Leave out the pictures, then reproduce the rest of the material exactly.

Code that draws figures

════════

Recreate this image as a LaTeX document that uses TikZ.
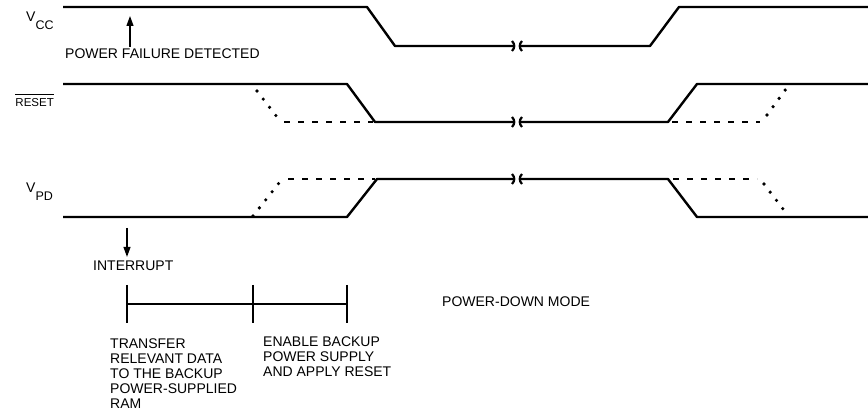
\documentclass[tikz,border=0pt]{standalone}
\usepackage{fontspec}
\setmainfont{Liberation Sans}
\usetikzlibrary{positioning,arrows.meta}

\begin{document}
\begin{tikzpicture}
        [x=1pt,y=-1pt,
        every node/.style={font=\fontsize{14}{15}\selectfont,inner sep=0pt,align=left},
        wave/.style={line width=2.4pt,line join=round},
        dashwave/.style={line width=2.2pt,dash pattern=on 6pt off 8pt},
        dotwave/.style={line width=3.6pt,line cap=round,dash pattern=on 0pt off 10.3pt},
        thin/.style={line width=1.2pt},
        brk/.style={line width=2.2pt},
        pointer/.style={line width=1.2pt,-{Triangle[length=10pt,width=7pt]}}]
        \useasboundingbox (0,0) rectangle (868,411);

        \node[anchor=base west] (vcc) at (26,22) {V\raisebox{-8pt}{\fontsize{12.5}{12}\selectfont CC}};
        \node[anchor=base east,font=\fontsize{11.5}{13}\selectfont] (rst) at (54,107) {RESET};
        \draw[line width=1pt] ([yshift=4pt]rst.north west) -- ([yshift=4pt]rst.north east);
        \node[anchor=base west] (vpd) at (26,193) {V\raisebox{-8pt}{\fontsize{12.5}{12}\selectfont PD}};

        \draw[wave] (63,7) -- (367,7) -- (395,46) -- (513,46);
        \draw[wave] (521,46) -- (650,46) -- (679,7) -- (868,7);
        \draw[wave] (63,84) -- (347,84) -- (375,122) -- (513,122);
        \draw[wave] (521,122) -- (668,122) -- (697,84) -- (868,84);
        \draw[wave] (63,217) -- (347,217) -- (377,179) -- (513,179);
        \draw[wave] (521,179) -- (668,179) -- (697,217) -- (868,217);

        \draw[dotwave] (257,91) -- (277,117);
        \draw[dashwave] (284,122) -- (373,122);
        \draw[dashwave] (672,122) -- (760,122);
        \draw[dotwave] (767,115) -- (786,89);
        \draw[dotwave] (253,216) -- (279,183);
        \draw[dashwave] (288,179) -- (375,179);
        \draw[dashwave] (673,179) -- (757,179);
        \draw[dotwave] (764,184) -- (783,209);

        \foreach \y in {46,122,179}
          {\draw[brk] (512,\y-5) .. controls (515,\y-2) and (515,\y+2) .. (512,\y+5);
           \draw[brk] (522,\y-5) .. controls (519,\y-2) and (519,\y+2) .. (522,\y+5);}

        \node[anchor=west] (pfd) at (65,54) {POWER FAILURE DETECTED};
        \coordinate (pfdtip) at (130,16);
        \draw[pointer] ([yshift=2pt]pfd.north -| pfdtip) -- (pfdtip);

        \node[anchor=west] (intr) at (93,266) {INTERRUPT};
        \coordinate (intrtail) at (127,228);
        \draw[pointer] (intrtail) -- ([yshift=4pt]intr.north -| intrtail);

        \coordinate (t1) at (127,304);
        \coordinate (t2) at (253,304);
        \coordinate (t3) at (347,304);
        \draw[thin] (t1) -- (t3);
        \foreach \t in {t1,t2,t3}
          \draw[thin] ([yshift=19pt]\t) -- ([yshift=-19pt]\t);

        \node[anchor=north west] (xfer) at (110,339) {TRANSFER\\RELEVANT DATA\\TO THE BACKUP\\POWER-SUPPLIED\\RAM};
        \node[anchor=north west] (enbl) at (263,337) {ENABLE BACKUP\\POWER SUPPLY\\AND APPLY RESET};
        \node[anchor=west] (pdm) at (442,302) {POWER-DOWN MODE};
\end{tikzpicture}
\end{document}
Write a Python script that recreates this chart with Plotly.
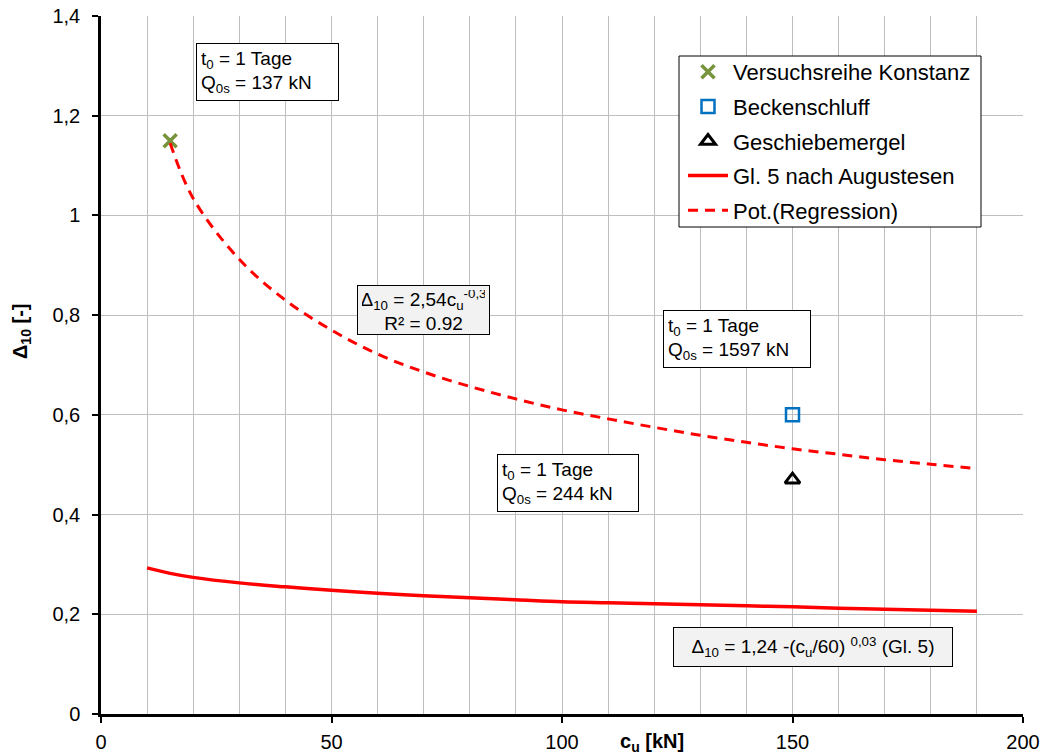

════════

*CORRECT RESULT*
Recreate this image as a LaTeX document that uses TikZ.
\documentclass[tikz,border=0pt]{standalone}
\usepackage{fontspec}
\setmainfont{Liberation Sans}
\usetikzlibrary{positioning,arrows.meta}

\begin{document}
\begin{tikzpicture}
        [x=1pt,y=-1pt,
        every node/.style={font=\fontsize{14}{15}\selectfont,inner sep=0pt,align=left},
        wave/.style={line width=2.4pt,line join=round},
        dashwave/.style={line width=2.2pt,dash pattern=on 6pt off 8pt},
        dotwave/.style={line width=3.6pt,line cap=round,dash pattern=on 0pt off 10.3pt},
        thin/.style={line width=1.2pt},
        brk/.style={line width=2.2pt},
        pointer/.style={line width=1.2pt,-{Triangle[length=10pt,width=7pt]}}]
        \useasboundingbox (0,0) rectangle (868,411);

        \node[anchor=base west] (vcc) at (26,22) {V\raisebox{-8pt}{\fontsize{12.5}{12}\selectfont CC}};
        \node[anchor=base east,font=\fontsize{11.5}{13}\selectfont] (rst) at (54,107) {RESET};
        \draw[line width=1pt] ([yshift=4pt]rst.north west) -- ([yshift=4pt]rst.north east);
        \node[anchor=base west] (vpd) at (26,193) {V\raisebox{-8pt}{\fontsize{12.5}{12}\selectfont PD}};

        \draw[wave] (63,7) -- (367,7) -- (395,46) -- (513,46);
        \draw[wave] (521,46) -- (650,46) -- (679,7) -- (868,7);
        \draw[wave] (63,84) -- (347,84) -- (375,122) -- (513,122);
        \draw[wave] (521,122) -- (668,122) -- (697,84) -- (868,84);
        \draw[wave] (63,217) -- (347,217) -- (377,179) -- (513,179);
        \draw[wave] (521,179) -- (668,179) -- (697,217) -- (868,217);

        \draw[dotwave] (257,91) -- (277,117);
        \draw[dashwave] (284,122) -- (373,122);
        \draw[dashwave] (672,122) -- (760,122);
        \draw[dotwave] (767,115) -- (786,89);
        \draw[dotwave] (253,216) -- (279,183);
        \draw[dashwave] (288,179) -- (375,179);
        \draw[dashwave] (673,179) -- (757,179);
        \draw[dotwave] (764,184) -- (783,209);

        \foreach \y in {46,122,179}
          {\draw[brk] (512,\y-5) .. controls (515,\y-2) and (515,\y+2) .. (512,\y+5);
           \draw[brk] (522,\y-5) .. controls (519,\y-2) and (519,\y+2) .. (522,\y+5);}

        \node[anchor=west] (pfd) at (65,54) {POWER FAILURE DETECTED};
        \coordinate (pfdtip) at (130,16);
        \draw[pointer] ([yshift=2pt]pfd.north -| pfdtip) -- (pfdtip);

        \node[anchor=west] (intr) at (93,266) {INTERRUPT};
        \coordinate (intrtail) at (127,228);
        \draw[pointer] (intrtail) -- ([yshift=4pt]intr.north -| intrtail);

        \coordinate (t1) at (127,304);
        \coordinate (t2) at (253,304);
        \coordinate (t3) at (347,304);
        \draw[thin] (t1) -- (t3);
        \foreach \t in {t1,t2,t3}
          \draw[thin] ([yshift=19pt]\t) -- ([yshift=-19pt]\t);

        \node[anchor=north west] (xfer) at (110,339) {TRANSFER\\RELEVANT DATA\\TO THE BACKUP\\POWER-SUPPLIED\\RAM};
        \node[anchor=north west] (enbl) at (263,337) {ENABLE BACKUP\\POWER SUPPLY\\AND APPLY RESET};
        \node[anchor=west] (pdm) at (442,302) {POWER-DOWN MODE};
\end{tikzpicture}
\end{document}
Write a Python script that recreates this chart with Plotly.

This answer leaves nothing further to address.